• [The exercise] Do not carry the pictures over; copy every other part of the entries exactly.

• [Provided material]
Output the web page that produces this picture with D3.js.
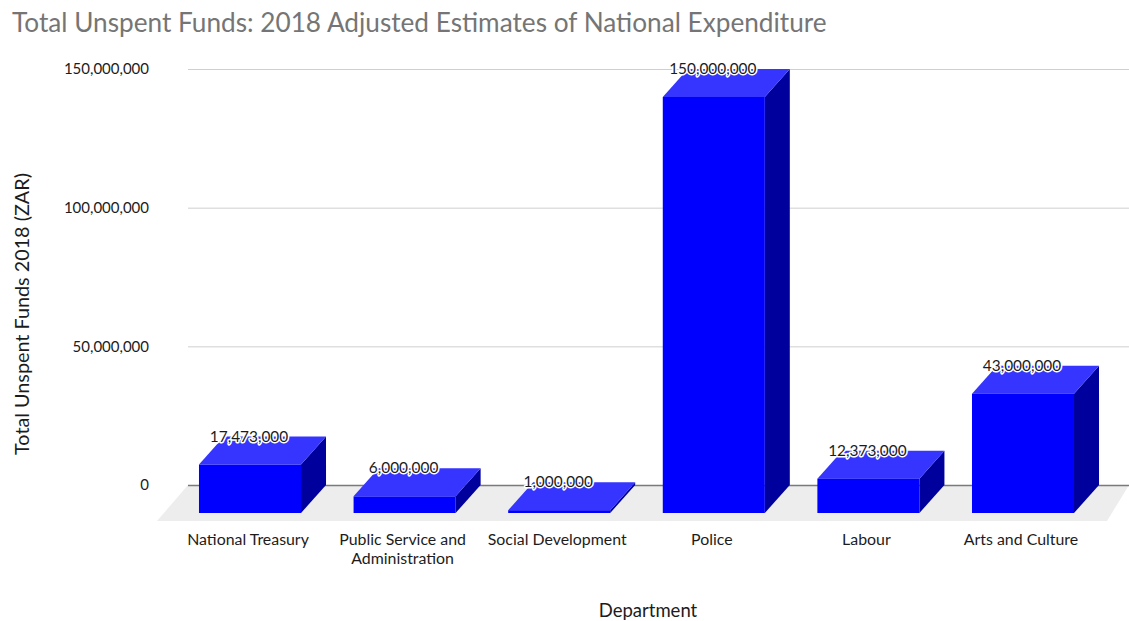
<!DOCTYPE html>
<html>
<head>
<meta charset="utf-8">
<script src="https://cdn.jsdelivr.net/npm/d3@7/dist/d3.min.js"></script>
<style>
  html, body { margin: 0; padding: 0; background: #fff; }
  svg { display: block; }
  text { font-family: Lato, "Open Sans", sans-serif; }
</style>
</head>
<body>
<svg id="chart" width="1129" height="621"></svg>
<script>
// Unspent funds per department, in rand
const departments = ["National Treasury", "Public Service and\nAdministration", "Social Development", "Police", "Labour", "Arts and Culture"];
const unspentFunds = [17473000, 6000000, 1000000, 150000000, 12373000, 43000000];
const axisTicks = [0, 50000000, 100000000, 150000000];

const titleText = "Total Unspent Funds: 2018 Adjusted Estimates of National Expenditure";
const yTitleText = "Total Unspent Funds 2018 (ZAR)";
const xTitleText = "Department";

const depthX = 25, depthY = 28;
const svg = d3.select("#chart");
const fmt = d3.format(",");

const y = d3.scaleLinear().domain([0, 150000000]).range([485, 69]);
const x = d3.scaleBand().domain(departments).range([172.7, 1100.3]).paddingInner(0.34).paddingOuter(0.17);

// Floor of the 3D plot
const floorPath = d3.path();
floorPath.moveTo(188, y(0));
floorPath.lineTo(1129, y(0));
floorPath.lineTo(1107, y(0) + 36);
floorPath.lineTo(157, y(0) + 36);
floorPath.closePath();
svg.append("path").attr("d", floorPath.toString()).attr("fill", "#ededed");

// Value axis with gridlines drawn along the back wall
const yAxis = svg.append("g")
  .attr("transform", "translate(188,0)")
  .call(d3.axisLeft(y).tickValues(axisTicks).tickFormat(fmt).tickSize(-941).tickPadding(39));
yAxis.select(".domain").remove();
yAxis.selectAll(".tick line")
  .attr("stroke", d => d === 0 ? "#7a7a7a" : "#cfcfcf")
  .attr("stroke-width", d => d === 0 ? 1.5 : 1);
yAxis.selectAll(".tick text")
  .attr("font-size", 15).attr("fill", "#1c1c1c").style("font-family", 'Lato, sans-serif');

// Extruded bars: side, top, then front face
const bars = svg.append("g").selectAll("g").data(departments).join("g");

const shape = (pts) => d3.line()(pts) + "Z";

bars.append("path")
  .attr("fill", "#00009c")
  .attr("d", (d, i) => {
    const r = x(d) + x.bandwidth(), top = y(unspentFunds[i]) + depthY, base = y(0) + depthY;
    return shape([[r, top], [r + depthX, top - depthY], [r + depthX, base - depthY], [r, base]]);
  });

bars.append("path")
  .attr("fill", "#3535ff")
  .attr("d", (d, i) => {
    const l = x(d), r = l + x.bandwidth(), top = y(unspentFunds[i]) + depthY;
    return shape([[l, top], [l + depthX, top - depthY], [r + depthX, top - depthY], [r, top]]);
  });

bars.append("rect")
  .attr("fill", "#0000ff")
  .attr("x", d => x(d))
  .attr("width", x.bandwidth())
  .attr("y", (d, i) => y(unspentFunds[i]) + depthY)
  .attr("height", (d, i) => y(0) - y(unspentFunds[i]));

// Value labels with a white halo
bars.append("text")
  .attr("x", d => x(d) + x.bandwidth() / 2 - 1)
  .attr("y", (d, i) => y(unspentFunds[i]) + 5)
  .attr("text-anchor", "middle")
  .attr("font-size", 15.4)
  .attr("fill", "#1c1c1c")
  .attr("stroke", "#fff")
  .attr("stroke-width", 3)
  .attr("stroke-linejoin", "round")
  .attr("paint-order", "stroke")
  .text((d, i) => fmt(unspentFunds[i]));

// Department labels, split on their line breaks
const xAxis = svg.append("g")
  .attr("transform", "translate(0,513)")
  .call(d3.axisBottom(x).tickSize(0).tickFormat(""));
xAxis.select(".domain").remove();
xAxis.selectAll(".tick text").each(function(d) {
  const t = d3.select(this).attr("y", 0).attr("dy", null)
    .attr("font-size", 15.9).attr("fill", "#1c1c1c")
    .style("font-family", 'Lato, sans-serif');
  d.split("\n").forEach((line, i) => {
    t.append("tspan").attr("x", -2).attr("y", 32 + i * 19).text(line);
  });
});

// Titles
svg.append("text").attr("x", 12).attr("y", 32)
  .attr("font-size", 26.2).attr("fill", "#757575").text(titleText);
svg.append("text").attr("x", 648).attr("y", 617)
  .attr("text-anchor", "middle").attr("font-size", 18.5).attr("fill", "#1c1c1c").text(xTitleText);
svg.append("text").attr("transform", "translate(29,314) rotate(-90)")
  .attr("text-anchor", "middle").attr("font-size", 19.8).attr("fill", "#1c1c1c").text(yTitleText);
</script>
</body>
</html>
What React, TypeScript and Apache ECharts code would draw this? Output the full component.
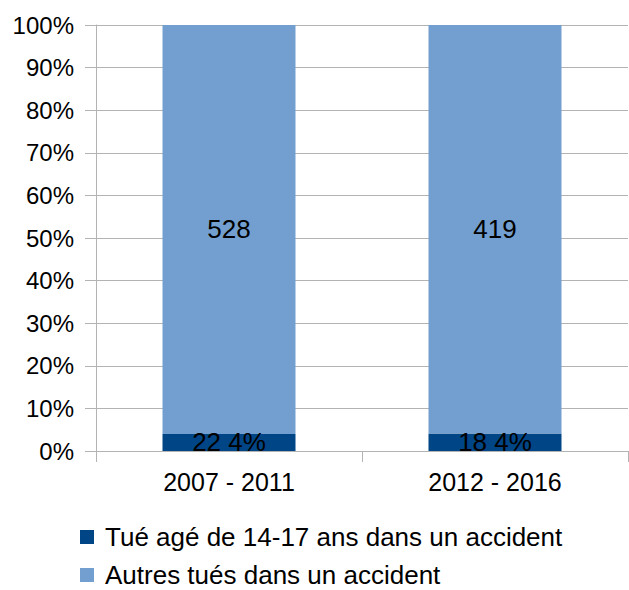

• [Exercise solution]
Output the web page that produces this picture with D3.js.
<!DOCTYPE html>
<html>
<head>
<meta charset="utf-8">
<script src="https://cdn.jsdelivr.net/npm/d3@7/dist/d3.min.js"></script>
<style>
  html, body { margin: 0; padding: 0; background: #fff; }
  svg { display: block; }
  text { font-family: Lato, "Open Sans", sans-serif; }
</style>
</head>
<body>
<svg id="chart" width="1129" height="621"></svg>
<script>
// Unspent funds per department, in rand
const departments = ["National Treasury", "Public Service and\nAdministration", "Social Development", "Police", "Labour", "Arts and Culture"];
const unspentFunds = [17473000, 6000000, 1000000, 150000000, 12373000, 43000000];
const axisTicks = [0, 50000000, 100000000, 150000000];

const titleText = "Total Unspent Funds: 2018 Adjusted Estimates of National Expenditure";
const yTitleText = "Total Unspent Funds 2018 (ZAR)";
const xTitleText = "Department";

const depthX = 25, depthY = 28;
const svg = d3.select("#chart");
const fmt = d3.format(",");

const y = d3.scaleLinear().domain([0, 150000000]).range([485, 69]);
const x = d3.scaleBand().domain(departments).range([172.7, 1100.3]).paddingInner(0.34).paddingOuter(0.17);

// Floor of the 3D plot
const floorPath = d3.path();
floorPath.moveTo(188, y(0));
floorPath.lineTo(1129, y(0));
floorPath.lineTo(1107, y(0) + 36);
floorPath.lineTo(157, y(0) + 36);
floorPath.closePath();
svg.append("path").attr("d", floorPath.toString()).attr("fill", "#ededed");

// Value axis with gridlines drawn along the back wall
const yAxis = svg.append("g")
  .attr("transform", "translate(188,0)")
  .call(d3.axisLeft(y).tickValues(axisTicks).tickFormat(fmt).tickSize(-941).tickPadding(39));
yAxis.select(".domain").remove();
yAxis.selectAll(".tick line")
  .attr("stroke", d => d === 0 ? "#7a7a7a" : "#cfcfcf")
  .attr("stroke-width", d => d === 0 ? 1.5 : 1);
yAxis.selectAll(".tick text")
  .attr("font-size", 15).attr("fill", "#1c1c1c").style("font-family", 'Lato, sans-serif');

// Extruded bars: side, top, then front face
const bars = svg.append("g").selectAll("g").data(departments).join("g");

const shape = (pts) => d3.line()(pts) + "Z";

bars.append("path")
  .attr("fill", "#00009c")
  .attr("d", (d, i) => {
    const r = x(d) + x.bandwidth(), top = y(unspentFunds[i]) + depthY, base = y(0) + depthY;
    return shape([[r, top], [r + depthX, top - depthY], [r + depthX, base - depthY], [r, base]]);
  });

bars.append("path")
  .attr("fill", "#3535ff")
  .attr("d", (d, i) => {
    const l = x(d), r = l + x.bandwidth(), top = y(unspentFunds[i]) + depthY;
    return shape([[l, top], [l + depthX, top - depthY], [r + depthX, top - depthY], [r, top]]);
  });

bars.append("rect")
  .attr("fill", "#0000ff")
  .attr("x", d => x(d))
  .attr("width", x.bandwidth())
  .attr("y", (d, i) => y(unspentFunds[i]) + depthY)
  .attr("height", (d, i) => y(0) - y(unspentFunds[i]));

// Value labels with a white halo
bars.append("text")
  .attr("x", d => x(d) + x.bandwidth() / 2 - 1)
  .attr("y", (d, i) => y(unspentFunds[i]) + 5)
  .attr("text-anchor", "middle")
  .attr("font-size", 15.4)
  .attr("fill", "#1c1c1c")
  .attr("stroke", "#fff")
  .attr("stroke-width", 3)
  .attr("stroke-linejoin", "round")
  .attr("paint-order", "stroke")
  .text((d, i) => fmt(unspentFunds[i]));

// Department labels, split on their line breaks
const xAxis = svg.append("g")
  .attr("transform", "translate(0,513)")
  .call(d3.axisBottom(x).tickSize(0).tickFormat(""));
xAxis.select(".domain").remove();
xAxis.selectAll(".tick text").each(function(d) {
  const t = d3.select(this).attr("y", 0).attr("dy", null)
    .attr("font-size", 15.9).attr("fill", "#1c1c1c")
    .style("font-family", 'Lato, sans-serif');
  d.split("\n").forEach((line, i) => {
    t.append("tspan").attr("x", -2).attr("y", 32 + i * 19).text(line);
  });
});

// Titles
svg.append("text").attr("x", 12).attr("y", 32)
  .attr("font-size", 26.2).attr("fill", "#757575").text(titleText);
svg.append("text").attr("x", 648).attr("y", 617)
  .attr("text-anchor", "middle").attr("font-size", 18.5).attr("fill", "#1c1c1c").text(xTitleText);
svg.append("text").attr("transform", "translate(29,314) rotate(-90)")
  .attr("text-anchor", "middle").attr("font-size", 19.8).attr("fill", "#1c1c1c").text(yTitleText);
</script>
</body>
</html>
What React, TypeScript and Apache ECharts code would draw this? Output the full component.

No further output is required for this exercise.